Of course, we don’t have just a security problem. Compliance mandates like PCI, HIPAA, Europe’s GDPR, California’s CCPA, Brazil’s LDPD, Canada’s PIPEDA and many more demand extensive security controls for data and audit/reporting of these controls.

Existing Tools Don’t Manage Cloud Data Sprawl

As cloud and agile has launched into the mainstream, traditional data center and network management tools are stuck in the past. Practitioner-focused cloud provider tooling is also not up to the task.
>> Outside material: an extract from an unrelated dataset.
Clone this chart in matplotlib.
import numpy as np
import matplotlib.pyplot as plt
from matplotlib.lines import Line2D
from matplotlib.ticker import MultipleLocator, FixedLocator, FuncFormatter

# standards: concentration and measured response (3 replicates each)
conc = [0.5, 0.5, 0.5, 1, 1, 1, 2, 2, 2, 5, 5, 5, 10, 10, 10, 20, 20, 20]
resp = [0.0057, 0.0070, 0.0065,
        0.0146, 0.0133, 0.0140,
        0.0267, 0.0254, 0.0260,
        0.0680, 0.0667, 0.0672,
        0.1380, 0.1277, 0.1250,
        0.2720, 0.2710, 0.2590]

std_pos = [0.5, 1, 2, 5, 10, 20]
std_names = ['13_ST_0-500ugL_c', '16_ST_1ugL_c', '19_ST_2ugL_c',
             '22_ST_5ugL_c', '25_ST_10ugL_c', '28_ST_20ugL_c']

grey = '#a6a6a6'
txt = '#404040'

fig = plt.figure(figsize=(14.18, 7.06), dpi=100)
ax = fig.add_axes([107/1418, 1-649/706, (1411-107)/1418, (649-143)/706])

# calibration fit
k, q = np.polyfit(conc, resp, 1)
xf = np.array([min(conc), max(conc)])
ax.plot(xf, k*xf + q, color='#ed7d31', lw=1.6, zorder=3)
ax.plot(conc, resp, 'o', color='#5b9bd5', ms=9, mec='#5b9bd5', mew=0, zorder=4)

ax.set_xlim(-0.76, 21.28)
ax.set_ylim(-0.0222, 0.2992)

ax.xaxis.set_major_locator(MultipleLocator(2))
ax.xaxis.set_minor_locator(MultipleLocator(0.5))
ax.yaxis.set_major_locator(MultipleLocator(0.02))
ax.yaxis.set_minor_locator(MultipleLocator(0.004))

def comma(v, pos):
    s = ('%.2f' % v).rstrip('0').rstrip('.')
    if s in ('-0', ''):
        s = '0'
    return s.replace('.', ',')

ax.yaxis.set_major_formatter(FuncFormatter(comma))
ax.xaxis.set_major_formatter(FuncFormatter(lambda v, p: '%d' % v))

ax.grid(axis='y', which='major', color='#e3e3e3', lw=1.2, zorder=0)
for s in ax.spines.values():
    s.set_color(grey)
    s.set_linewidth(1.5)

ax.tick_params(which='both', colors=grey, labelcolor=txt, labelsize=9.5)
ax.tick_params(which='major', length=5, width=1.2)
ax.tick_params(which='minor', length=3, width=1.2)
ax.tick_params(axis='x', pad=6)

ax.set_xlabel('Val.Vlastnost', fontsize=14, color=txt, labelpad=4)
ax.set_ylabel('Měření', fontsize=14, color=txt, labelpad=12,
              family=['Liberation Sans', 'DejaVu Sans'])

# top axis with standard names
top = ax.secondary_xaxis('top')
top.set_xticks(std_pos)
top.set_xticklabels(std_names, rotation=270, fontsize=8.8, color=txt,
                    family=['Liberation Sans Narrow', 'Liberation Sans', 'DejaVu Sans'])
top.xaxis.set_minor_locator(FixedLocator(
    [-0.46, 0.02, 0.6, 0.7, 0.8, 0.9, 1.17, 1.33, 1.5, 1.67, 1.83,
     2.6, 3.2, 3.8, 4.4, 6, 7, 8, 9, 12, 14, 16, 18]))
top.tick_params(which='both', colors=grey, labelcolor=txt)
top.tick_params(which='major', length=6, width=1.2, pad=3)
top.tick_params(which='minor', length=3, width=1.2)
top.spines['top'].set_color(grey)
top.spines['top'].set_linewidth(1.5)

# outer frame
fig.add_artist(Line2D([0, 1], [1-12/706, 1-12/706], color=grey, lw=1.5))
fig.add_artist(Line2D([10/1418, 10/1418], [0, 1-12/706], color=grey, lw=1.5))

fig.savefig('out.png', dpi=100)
Markedly different identity and data models exist within AWS, Azure, GCP, and other cloud providers.  Access control lists, inline policies, group inline policies, role inline policies, assumed roles, switched roles federation, and managed policies all have an impact on what has access to a resource. We must understand multiple cloud provider identity and data models and track access to third-party data stores used within the major AWS, GCP and Azure cloud platforms. Where can a company turn when it needs to track data access and movement across multiple clouds, tons of cloud accounts and thousands of data stores?

The Sonrai Security Cloud Data Control Service

The Sonrai Security Cloud Data Control service provides a complete risk model of all identity and data relationships, activity, and data movement across cloud accounts, cloud providers, and third-party data stores.  Sonrai CDC is built on the cloud for the cloud. The service focus is data+identity of all entities that have access to data – across cloud providers and third-party data stores.  Lastly, the Sonrai CDC service bridges between DevOps and Security teams to:

  • Improve Data Security and Reduce Risk.  User configuration risks and public data exposure risks are all reported across cloud providers, accounts, countries, teams, and applications.
  • Ensure Compliance.  Data sovereignty, data movement, and identity relationships are all monitored to ensure conformance to sovereign, GDPR, HIPAA, and other compliance mandates.
  • Increase DevOps Efficiency.  Cloud provider management models are normalized with centralized analytics and views across hundreds of AWS/GCP accounts and Azure subscriptions/resource groups.